*STATED PROBLEM*.
Below is a listing; write it out exactly and drop any images from it.

§

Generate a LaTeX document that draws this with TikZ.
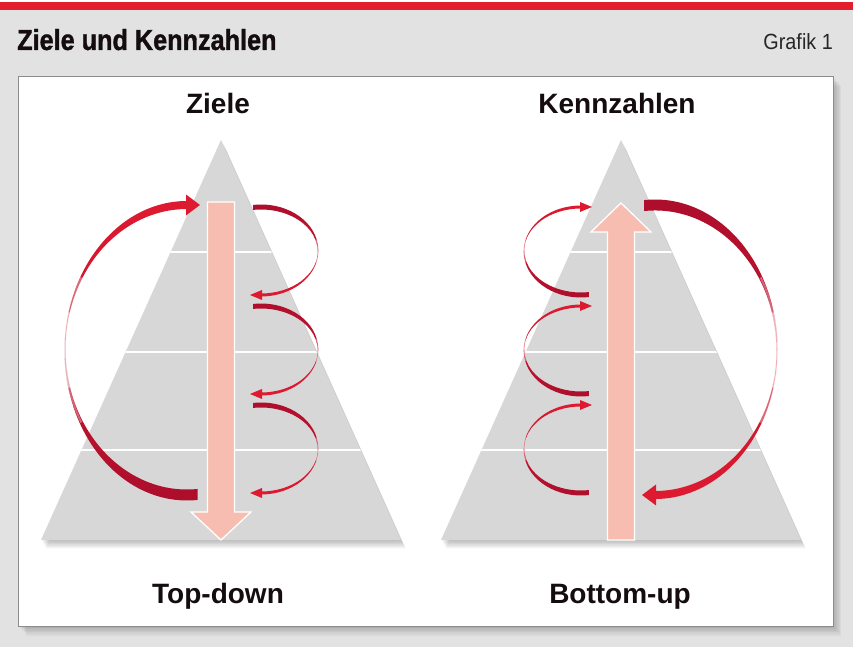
\documentclass[tikz,border=0pt]{standalone}
\usepackage{fontspec}
\setmainfont{Liberation Sans}
\newfontfamily\titlefont[FakeStretch=0.87,FakeBold=1.2]{Liberation Sans}
\newfontfamily\grafikfont[FakeStretch=0.9]{Liberation Sans}
\definecolor{bggray}{RGB}{226,226,226}
\definecolor{topred}{RGB}{226,30,46}
\definecolor{pyrgray}{RGB}{215,215,215}
\definecolor{pinkarrow}{RGB}{247,189,176}
\definecolor{arcbright}{RGB}{222,26,48}
\definecolor{arcdark}{RGB}{172,14,44}
\definecolor{textblack}{RGB}{20,12,14}
\tikzset{
  lbl/.style={font=\bfseries\fontsize{28}{30}\selectfont, text=textblack, inner sep=0pt, anchor=base},
  pinkfill/.style={fill=pinkarrow, draw=white, line width=1.3pt, line join=miter},
  headup/.style={top color=arcbright, bottom color=arcdark},
  headdown/.style={top color=arcdark, bottom color=arcbright},
  tipfill/.style={fill=arcbright}
}
\newcommand\pyr[1]{%
  \foreach \i in {1,...,6}{%
    \fill[black,opacity=0.045] ({#1-180+\i*0.8},{107-\i*1.4}) -- ({#1+180+\i*0.8},{107-\i*1.4}) -- ({#1+\i*0.8},{507-\i*1.4}) -- cycle;}
  \fill[pyrgray] ({#1-180},107) -- ({#1+180},107) -- (#1,507) -- cycle;
  \begin{scope}
    \clip ({#1-180},107) -- ({#1+180},107) -- (#1,507) -- cycle;
    \foreach \yy in {395,295,197}{\draw[white, line width=1.5pt] ({#1-200},\yy) -- ({#1+200},\yy);}
  \end{scope}}
% #1: shading of the big arc, #2: shading of the small arcs
\newcommand\arcset[2]{%
  \shade[#1] (-34,149) arc[start angle=90, end angle=275, x radius=122.5, y radius=149.75]
     -- ([shift={(-34,0.75)}]275:121.5 and 140.25)
     arc[start angle=275, end angle=90, x radius=121.5, y radius=140.25] -- cycle;
  \draw[white, opacity=0.35, line width=2pt] ([shift={(-34,0)}]150:122 and 145) arc[start angle=150, end angle=210, x radius=122, y radius=145];
  \draw[white, opacity=0.5, line width=2pt] ([shift={(-34,0)}]165:122 and 145) arc[start angle=165, end angle=195, x radius=122, y radius=145];
  \fill[tipfill] (-35,155.5) -- (-21,145) -- (-35,134.5) -- cycle;
  \foreach \yc in {99,0,-99}{%
    \shade[#2] ([shift={(40,\yc+0.5)}]98:57.3 and 46)
       arc[start angle=98, end angle=-90, x radius=57.3, y radius=46]
       -- ([shift={(40,\yc-0.5)}]-90:56.7 and 42)
       arc[start angle=-90, end angle=98, x radius=56.7, y radius=42] -- cycle;
    \draw[white, opacity=0.35, line width=1.2pt] ([shift={(40,\yc)}]15:57 and 44) arc[start angle=15, end angle=-15, x radius=57, y radius=44];
    \fill[tipfill] (41,\yc-39) -- (29,\yc-44) -- (41,\yc-49) -- cycle;
  }}
\begin{document}
\begin{tikzpicture}[x=1pt,y=1pt]
\useasboundingbox (0,0) rectangle (853,647);
\fill[bggray] (0,0) rectangle (853,647);
\fill[white] (0,645) rectangle (853,647);
\fill[topred] (0,637) rectangle (853,645);
% panel with shadow
\foreach \i in {1,...,6}{\fill[black,opacity=0.04] ({18+\i*1.4},{21-\i*1.6}) rectangle ({833+\i*1.4},{571-\i*1.6});}
\fill[white, draw=black!45, line width=0.6pt] (18,21) rectangle (833,571);
% header texts
\node[font=\titlefont\bfseries\fontsize{29}{30}\selectfont, text=textblack, inner sep=0pt, anchor=base west] (title) at (17,597) {Ziele und Kennzahlen};
\node[font=\grafikfont\fontsize{22}{24}\selectfont, text=black!85, inner sep=0pt, anchor=base east] (grafik) at (833,597) {Grafik 1};
% pyramids
\pyr{221}
\pyr{621}
% pink arrows
\path[pinkfill] (207.5,445) -- (234.5,445) -- (234.5,135) -- (251,135) -- (221,107) -- (191,135) -- (207.5,135) -- cycle;
\path[pinkfill] (607.5,107) -- (634.5,107) -- (634.5,415) -- (651,415) -- (621,444) -- (591,415) -- (607.5,415) -- cycle;
% circular arrows
\begin{scope}[shift={(221,297)}]
  \arcset{headup}{headdown}
\end{scope}
\begin{scope}[shift={(621,297)}, rotate=180]
  \arcset{headdown}{headup}
\end{scope}
% labels
\node[lbl] (ziele) at (218,533) {Ziele};
\node[lbl] (kennzahlen) at (617,533) {Kennzahlen};
\node[lbl] (topdown) at (218,43) {Top-down};
\node[lbl] (bottomup) at (620,43) {Bottom-up};
\end{tikzpicture}
\end{document}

§

*ANSWER TO THIS PROBLEM*.
Generate a LaTeX document that draws this with TikZ.
\documentclass[tikz,border=0pt]{standalone}
\usepackage{fontspec}
\setmainfont{Liberation Sans}
\newfontfamily\titlefont[FakeStretch=0.87,FakeBold=1.2]{Liberation Sans}
\newfontfamily\grafikfont[FakeStretch=0.9]{Liberation Sans}
\definecolor{bggray}{RGB}{226,226,226}
\definecolor{topred}{RGB}{226,30,46}
\definecolor{pyrgray}{RGB}{215,215,215}
\definecolor{pinkarrow}{RGB}{247,189,176}
\definecolor{arcbright}{RGB}{222,26,48}
\definecolor{arcdark}{RGB}{172,14,44}
\definecolor{textblack}{RGB}{20,12,14}
\tikzset{
  lbl/.style={font=\bfseries\fontsize{28}{30}\selectfont, text=textblack, inner sep=0pt, anchor=base},
  pinkfill/.style={fill=pinkarrow, draw=white, line width=1.3pt, line join=miter},
  headup/.style={top color=arcbright, bottom color=arcdark},
  headdown/.style={top color=arcdark, bottom color=arcbright},
  tipfill/.style={fill=arcbright}
}
\newcommand\pyr[1]{%
  \foreach \i in {1,...,6}{%
    \fill[black,opacity=0.045] ({#1-180+\i*0.8},{107-\i*1.4}) -- ({#1+180+\i*0.8},{107-\i*1.4}) -- ({#1+\i*0.8},{507-\i*1.4}) -- cycle;}
  \fill[pyrgray] ({#1-180},107) -- ({#1+180},107) -- (#1,507) -- cycle;
  \begin{scope}
    \clip ({#1-180},107) -- ({#1+180},107) -- (#1,507) -- cycle;
    \foreach \yy in {395,295,197}{\draw[white, line width=1.5pt] ({#1-200},\yy) -- ({#1+200},\yy);}
  \end{scope}}
% #1: shading of the big arc, #2: shading of the small arcs
\newcommand\arcset[2]{%
  \shade[#1] (-34,149) arc[start angle=90, end angle=275, x radius=122.5, y radius=149.75]
     -- ([shift={(-34,0.75)}]275:121.5 and 140.25)
     arc[start angle=275, end angle=90, x radius=121.5, y radius=140.25] -- cycle;
  \draw[white, opacity=0.35, line width=2pt] ([shift={(-34,0)}]150:122 and 145) arc[start angle=150, end angle=210, x radius=122, y radius=145];
  \draw[white, opacity=0.5, line width=2pt] ([shift={(-34,0)}]165:122 and 145) arc[start angle=165, end angle=195, x radius=122, y radius=145];
  \fill[tipfill] (-35,155.5) -- (-21,145) -- (-35,134.5) -- cycle;
  \foreach \yc in {99,0,-99}{%
    \shade[#2] ([shift={(40,\yc+0.5)}]98:57.3 and 46)
       arc[start angle=98, end angle=-90, x radius=57.3, y radius=46]
       -- ([shift={(40,\yc-0.5)}]-90:56.7 and 42)
       arc[start angle=-90, end angle=98, x radius=56.7, y radius=42] -- cycle;
    \draw[white, opacity=0.35, line width=1.2pt] ([shift={(40,\yc)}]15:57 and 44) arc[start angle=15, end angle=-15, x radius=57, y radius=44];
    \fill[tipfill] (41,\yc-39) -- (29,\yc-44) -- (41,\yc-49) -- cycle;
  }}
\begin{document}
\begin{tikzpicture}[x=1pt,y=1pt]
\useasboundingbox (0,0) rectangle (853,647);
\fill[bggray] (0,0) rectangle (853,647);
\fill[white] (0,645) rectangle (853,647);
\fill[topred] (0,637) rectangle (853,645);
% panel with shadow
\foreach \i in {1,...,6}{\fill[black,opacity=0.04] ({18+\i*1.4},{21-\i*1.6}) rectangle ({833+\i*1.4},{571-\i*1.6});}
\fill[white, draw=black!45, line width=0.6pt] (18,21) rectangle (833,571);
% header texts
\node[font=\titlefont\bfseries\fontsize{29}{30}\selectfont, text=textblack, inner sep=0pt, anchor=base west] (title) at (17,597) {Ziele und Kennzahlen};
\node[font=\grafikfont\fontsize{22}{24}\selectfont, text=black!85, inner sep=0pt, anchor=base east] (grafik) at (833,597) {Grafik 1};
% pyramids
\pyr{221}
\pyr{621}
% pink arrows
\path[pinkfill] (207.5,445) -- (234.5,445) -- (234.5,135) -- (251,135) -- (221,107) -- (191,135) -- (207.5,135) -- cycle;
\path[pinkfill] (607.5,107) -- (634.5,107) -- (634.5,415) -- (651,415) -- (621,444) -- (591,415) -- (607.5,415) -- cycle;
% circular arrows
\begin{scope}[shift={(221,297)}]
  \arcset{headup}{headdown}
\end{scope}
\begin{scope}[shift={(621,297)}, rotate=180]
  \arcset{headdown}{headup}
\end{scope}
% labels
\node[lbl] (ziele) at (218,533) {Ziele};
\node[lbl] (kennzahlen) at (617,533) {Kennzahlen};
\node[lbl] (topdown) at (218,43) {Top-down};
\node[lbl] (bottomup) at (620,43) {Bottom-up};
\end{tikzpicture}
\end{document}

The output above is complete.